IFReviewed by
Andrew Plotkin on 2006-06-25 07:04
Well, I'm stunned. This is the first game I chose to play, and I chose it purely on the basis of the title -- oh, a symbolic game, I thought. I'm in the mood for one of those.
Did I just get incredibly lucky or are they all like this? I know mine isn't -- I wasn't even trying -- but I didn't pull this off when I was trying (last year.)
Ok, I should get more specific. The name "Tim Hunter" is pulled from DC Comics, of course, unless there's an older folk source I don't know about. The story is original, though. The story is great. Stories. No, story. This is one story shown in three orthogonal mirrors. That's use of the IF format at its finest.

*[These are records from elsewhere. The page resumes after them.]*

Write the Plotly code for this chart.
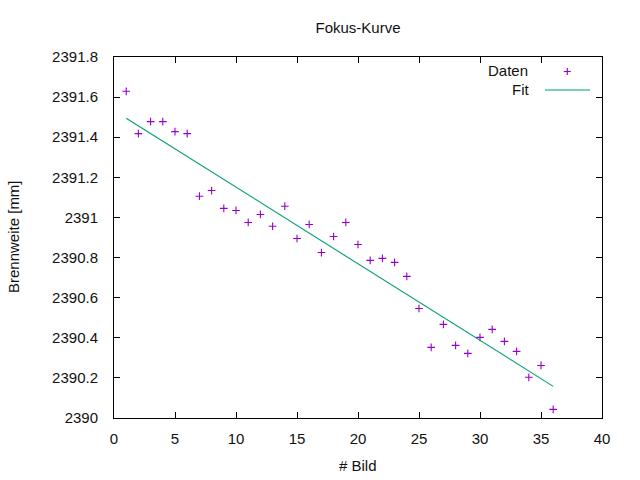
import plotly.graph_objects as go

# Data
bild = list(range(1, 37))
brennweite = [
    2391.629, 2391.418, 2391.478, 2391.478, 2391.428, 2391.418,
    2391.106, 2391.134, 2391.045, 2391.035, 2390.975, 2391.015,
    2390.956, 2391.056, 2390.895, 2390.965, 2390.825, 2390.905,
    2390.975, 2390.865, 2390.786, 2390.796, 2390.776, 2390.706,
    2390.546, 2390.352, 2390.467, 2390.362, 2390.322, 2390.402,
    2390.442, 2390.382, 2390.332, 2390.203, 2390.262, 2390.043,
]
# linear fit parameters
fit_slope = -0.0382
fit_intercept = 2391.533
fit_x = [1, 36]
fit_y = [fit_intercept + fit_slope * x for x in fit_x]

x_ticks = [0, 5, 10, 15, 20, 25, 30, 35, 40]
y_ticks = [2390.0, 2390.2, 2390.4, 2390.6, 2390.8, 2391.0, 2391.2, 2391.4, 2391.6, 2391.8]
y_ticktext = ["2390", "2390.2", "2390.4", "2390.6", "2390.8", "2391",
              "2391.2", "2391.4", "2391.6", "2391.8"]

PURPLE = "#9400d3"
GREEN = "#009e73"
FONT = "Liberation Sans, Arial, sans-serif"
FS = 15
TXT = "#111"

fig = go.Figure()
fig.add_trace(go.Scatter(
    x=bild, y=brennweite, mode="markers", name="Daten",
    marker=dict(symbol="cross-thin", size=5.5, color=PURPLE,
                line=dict(color=PURPLE, width=1.1)),
    showlegend=False,
))
fig.add_trace(go.Scatter(
    x=fit_x, y=fit_y, mode="lines", name="Fit",
    line=dict(color=GREEN, width=1.1), showlegend=False,
))

axis_common = dict(
    showgrid=False, zeroline=False, showline=True, linecolor="black",
    linewidth=1, mirror="ticks", ticks="inside", ticklen=6, tickwidth=1,
    tickcolor="black", tickfont=dict(family=FONT, size=FS, color=TXT),
)
fig.update_xaxes(range=[0, 40], tickvals=x_ticks,
                 ticktext=[str(v) for v in x_ticks],
                 ticklabelstandoff=7, **axis_common)
fig.update_yaxes(range=[2390, 2391.8], tickvals=y_ticks, ticktext=y_ticktext,
                 ticklabelstandoff=12, **axis_common)

# Legend drawn manually (gnuplot style: text right-aligned, sample on right)
fig.add_annotation(xref="paper", yref="paper", x=(530 - 114) / 488, y=(418 - 70.7) / 361,
                   text="Daten", showarrow=False, xanchor="right", yanchor="middle",
                   font=dict(family=FONT, size=FS, color=TXT))
fig.add_annotation(xref="paper", yref="paper", x=(531 - 114) / 488, y=(418 - 89.3) / 361,
                   text="Fit", showarrow=False, xanchor="right", yanchor="middle",
                   font=dict(family=FONT, size=FS, color=TXT))
# '+' legend sample
px, py = 567.3, 71.5
fig.add_shape(type="line", xref="paper", yref="paper",
              x0=(px - 3.5 - 114) / 488, x1=(px + 3.5 - 114) / 488,
              y0=(418 - py) / 361, y1=(418 - py) / 361,
              line=dict(color=PURPLE, width=1.1))
fig.add_shape(type="line", xref="paper", yref="paper",
              x0=(px - 114) / 488, x1=(px - 114) / 488,
              y0=(418 - py - 3.5) / 361, y1=(418 - py + 3.5) / 361,
              line=dict(color=PURPLE, width=1.1))
fig.add_shape(type="line", xref="paper", yref="paper",
              x0=(545 - 114) / 488, x1=(590 - 114) / 488,
              y0=(418 - 90) / 361, y1=(418 - 90) / 361,
              line=dict(color=GREEN, width=1.1))

# Axis titles
fig.add_annotation(xref="paper", yref="paper", x=0.5, y=-(465 - 418) / 361,
                   text="# Bild", showarrow=False, xanchor="center", yanchor="middle",
                   font=dict(family=FONT, size=FS, color=TXT))
fig.add_annotation(xref="paper", yref="paper", x=-(114 - 13) / 488, y=(418 - 237) / 361,
                   text="Brennweite [mm]", showarrow=False, textangle=-90,
                   xanchor="center", yanchor="middle",
                   font=dict(family=FONT, size=FS, color=TXT))

fig.update_layout(
    width=640, height=480,
    margin=dict(l=114, r=38, t=57, b=62),
    paper_bgcolor="white", plot_bgcolor="white",
    title=dict(text="Fokus-Kurve", x=358 / 640, xanchor="center",
               y=1 - 28 / 480, yanchor="middle",
               font=dict(family=FONT, size=FS, color=TXT)),
)

fig.write_html("out.html")
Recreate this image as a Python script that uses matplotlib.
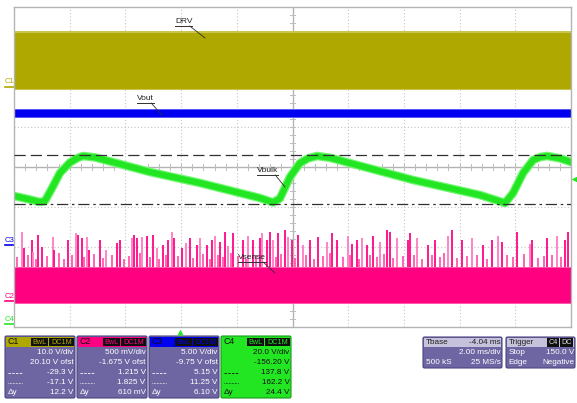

Flow of the action was tightly controlled without feeling confining to the player. (Except in a couple of places -- I'm thinking of the points where you try to do an action not consistent with your chosen Path. But that has to be abrupt, because that's the conceit of the story -- that your actions are constrained to this consistency.) Pay particular attention to the confrontations with the Wraith, in the Clotho path. My first reaction was, great, another guess-the-right-thing-to-type puzzle. But that works. It evokes the feeling of panic and pressure, stumbling towards the right thing to say -- and note that, really, you can't screw up. Random guessing works, and the resulting storyline reads fine.
The dream scene. I love well-done dream scenes. Looking-glass logic. This is it. Again, you could call it a guess-the-action puzzle; but in fact you're guided cleanly through the scene, without much feeling of manipulation. The author's careful use of detail is a big factor here. Important things are mentioned; unimportant things are passed over, in a way that makes it clear they are unimportant (but without leaving the reader feeling like there was a gap.) This is true of the entire game, not just the dream scene.
Had to resort to hints once (getting Sarah to go to sleep.)
Involvement: It took me three tries to move my hands to the keyboard to type one particular command. You know which one. I don't think I can give the author higher praise than that.
[Note: This was written after playing the first, erroneous upload of Tapestry (serial number 960911). I haven't gone through the second upload yet.]